**Recorded data:**

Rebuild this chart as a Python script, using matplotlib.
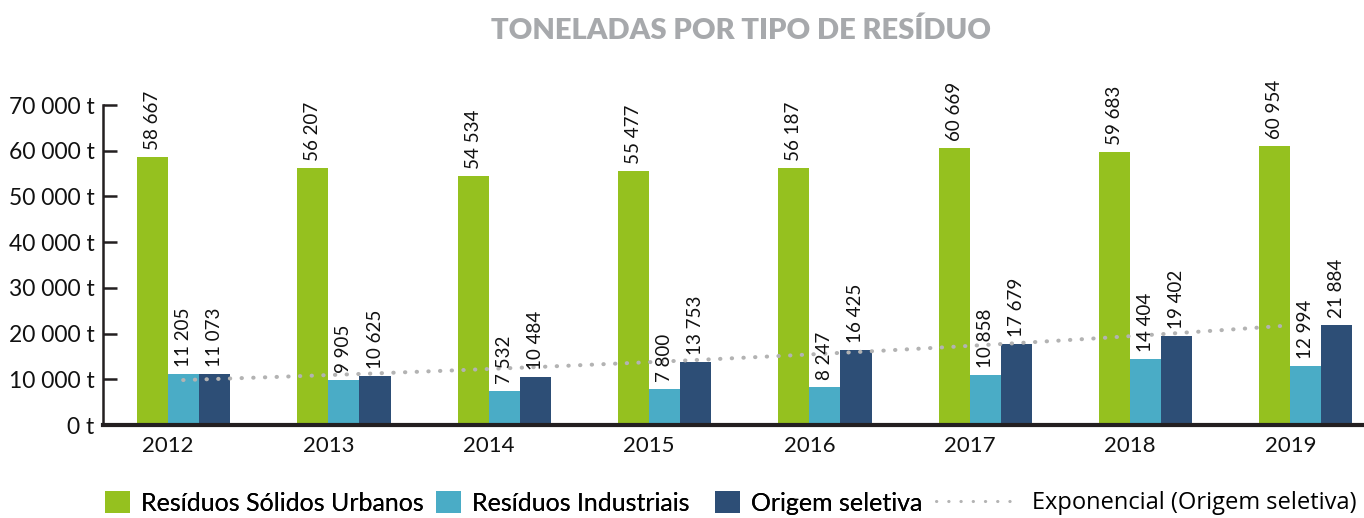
import numpy as np
import matplotlib
matplotlib.use("Agg")
import matplotlib.pyplot as plt
from matplotlib.lines import Line2D
from matplotlib.patches import Patch

years = ["2012", "2013", "2014", "2015", "2016", "2017", "2018", "2019"]
rsu = [58667, 56207, 54534, 55477, 56187, 60669, 59683, 60954]
industriais = [11205, 9905, 7532, 7800, 8247, 10858, 14404, 12994]
seletiva = [11073, 10625, 10484, 13753, 16425, 17679, 19402, 21884]
series_names = ["Resíduos Sólidos Urbanos", "Resíduos Industriais", "Origem seletiva"]
trend_name = "Exponencial (Origem seletiva)"
title = "TONELADAS POR TIPO DE RESÍDUO"

colors = ["#95c11f", "#4aacc6", "#2d4e76"]
FONT = ["Lato", "DejaVu Sans"]
plt.rcParams["font.family"] = FONT

fig = plt.figure(figsize=(13.64, 5.18), dpi=100)
ax = fig.add_axes([103/1364, 1-425/518, 1-103/1364, (425-105)/518])

x = np.arange(len(years))
w = 0.194
for i, (vals, c) in enumerate(zip([rsu, industriais, seletiva], colors)):
    xs = x + (i - 0.5) * w
    ax.bar(xs, vals, width=w, color=c, edgecolor="none", zorder=2)
    for xi, v in zip(xs, vals):
        lab = f"{v:,}".replace(",", " ")
        ax.annotate(lab, (xi, v), xytext=(0, 5), textcoords="offset points",
                    rotation=90, ha="center", va="bottom", fontsize=13.5,
                    color="#111111", zorder=4)

# exponential trendline of Origem seletiva
t = np.arange(1, len(years) + 1)
b, a = np.polyfit(t, np.log(seletiva), 1)
tt = np.linspace(1, len(years), 200)
trend = np.exp(a + b * tt)
tx = np.linspace(x[0] + 0.094, x[-1] - 0.02, 200)
ax.plot(tx, trend, linestyle=(0, (0.1, 2.8)), dash_capstyle="round",
        color="#b3b3b3", linewidth=2.9, zorder=3)

ax.set_xlim(-0.406, 7.46)
ax.set_ylim(0, 70000)
ax.set_yticks(np.arange(0, 70001, 10000))
ax.set_yticklabels([f"{v:,} t".replace(",", " ") for v in range(0, 70001, 10000)])
ax.set_xticks(x)
ax.set_xticklabels(years)
ax.tick_params(axis="y", direction="in", length=10, width=1.8, color="#231f20",
               labelsize=16.5, pad=6, labelcolor="#111111")
ax.tick_params(axis="x", length=0, labelsize=16, pad=8, labelcolor="#111111")
for s in ["top", "right"]:
    ax.spines[s].set_visible(False)
ax.spines["left"].set_color("#231f20")
ax.spines["left"].set_linewidth(1.8)
ax.spines["bottom"].set_color("#231f20")
ax.spines["bottom"].set_linewidth(3)

fig.text(0.543, 0.94, title, ha="center", va="center", fontsize=21,
         fontweight="heavy", color="#a7a9ac")

# legend: one entry per legend so each can be placed like the reference
lx = [105, 436, 715]
for name, c, px in zip(series_names, colors, lx):
    lg = fig.legend([Patch(facecolor=c, edgecolor="none")], [name],
                    loc="center left", bbox_to_anchor=(px/1364, 0.029),
                    frameon=False, fontsize=18, handlelength=1.0,
                    handleheight=1.0, handletextpad=0.45, borderpad=0,
                    borderaxespad=0)
    fig.add_artist(lg)
trend_handle = Line2D([0], [0], linestyle=(0, (0.1, 3.9)), dash_capstyle="round",
                      color="#b3b3b3", linewidth=2.2)
fig.legend([trend_handle], [trend_name], loc="center left",
           bbox_to_anchor=(936/1364, 0.029), frameon=False,
           prop={"family": ["Open Sans", "DejaVu Sans"], "size": 17},
           handlelength=3.2, handletextpad=0.85,
           borderpad=0, borderaxespad=0)

fig.savefig("out.png", dpi=100)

**Your instructions:**
Quote, exactly and only, the lines from the first line of the data above through the line containing "from matplotlib.patches import Patch". The pictures do not belong in it.

**Response to the exercise:**
Rebuild this chart as a Python script, using matplotlib.
import numpy as np
import matplotlib
matplotlib.use("Agg")
import matplotlib.pyplot as plt
from matplotlib.lines import Line2D
from matplotlib.patches import Patch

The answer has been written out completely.